As these DJs recall, particularly in Detroit’s gay clubs, they could play any kind of music they wanted, and soon a new style of DJing emerged. At a club named Cheeks, where Hale held a residency, another young DJ named Jeff Mills, later known as Wizard, began to play what sounded an awful lot like early techno.
In fact, it was the openings of disco records played repeatedly in rapid succession. But still, the sound was forming, and the desire for the sound was there. Techno was on its way. First, we have to leave the clubs, and turn to the airwaves.
The Electrifying Mojo is one of the most enigmatic radio disc jockeys in history. Never appearing in public, Mojo’s playlist picks for his Detroit radio show helped put all the pieces into place for techno’s creation. Mojo played everything, from Prince to the B-52s. Crucially, he played the filthy funk of George Clinton’s Parliament and the robotic synthesizer music of Kraftwerk side by side.
The Electrifying Mojo’s radio shows influenced countless young Detroit music fans and future DJs, including a trio who became known as the Belleville Three. Juan Atkins, Derrick May and Kevin Saunderson grew up in the Detroit suburb of Belleville, listening intently to The Electrifying Mojo’s radio broadcasts. Eventually, they each took up DJing, occasionally under the name Deep Space Soundworks.
By the early 1980s, the three had a reputation on the Detroit club scene, and The Electrifying Mojo himself was playing their mixes over the radio. In 1981 they released their first original production: Cybotron’s ‘Alleys of Your Mind’.
The track was clearly influenced by P-Funk synth riffs and Yellow Magic Orchestra drum machines, so it fit right into Mojo-style DJ sets in Detroit at that time. While it was certainly on its way, it was not quite techno as we would come to know it.

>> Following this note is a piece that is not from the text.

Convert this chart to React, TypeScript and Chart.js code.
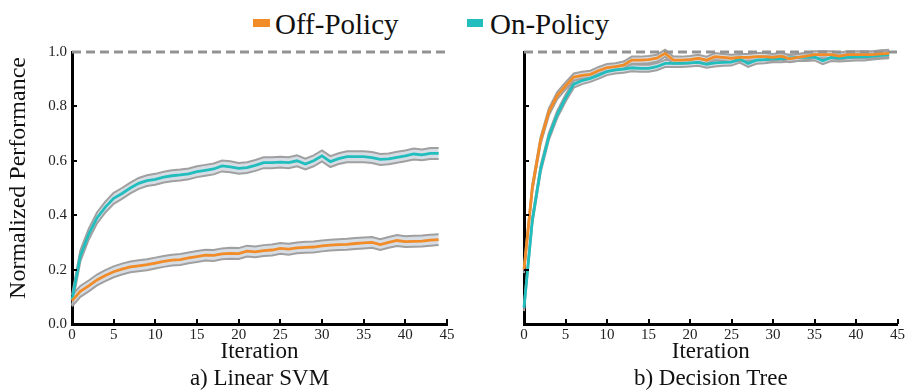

Derrick May’s ‘Strings of Life’ was one of the first Detroit techno productions to shine a light on the developing genre. Released in 1987, ‘Strings of Life’ was named by Frankie Knuckles, signifying the cross-pollination between Chicago and Detroit’s burgeoning electronic music scenes.
By the time ‘Strings of Life’ was released, Detroit techno had an identity of its own, and it started to make waves internationally. In 1989, Kevin Saunderson fused techno with pop and had a worldwide crossover hit with Inner City’s ‘Good Life’.
A year earlier, Saunderson kept Techno in touch with its black roots with ‘Truth of Self-Evidence’, and other Detroit techno artists began to carry the flame ignited by Mojo, the Belleville Three and the post-Motown DJs. Underground Resistance emphasised Detroit techno’s harder edge, and Carl Craig emerged as another producer and DJ to watch, with groundbreaking work like ‘Ladies and Gentlemen’.
As Detroit techno and Chicago house developed young music fans grew up listening to both genres, and drew influence from them both to create some of the greatest electronic music of all time. Detroit DJs like DJ Deeon and DJ Slugo developed ghetto house from these influences, and New Yorker Kerri Chandler began to produce what we now call deep house. Without these early Detroit pioneers, electronic music might sound very different today.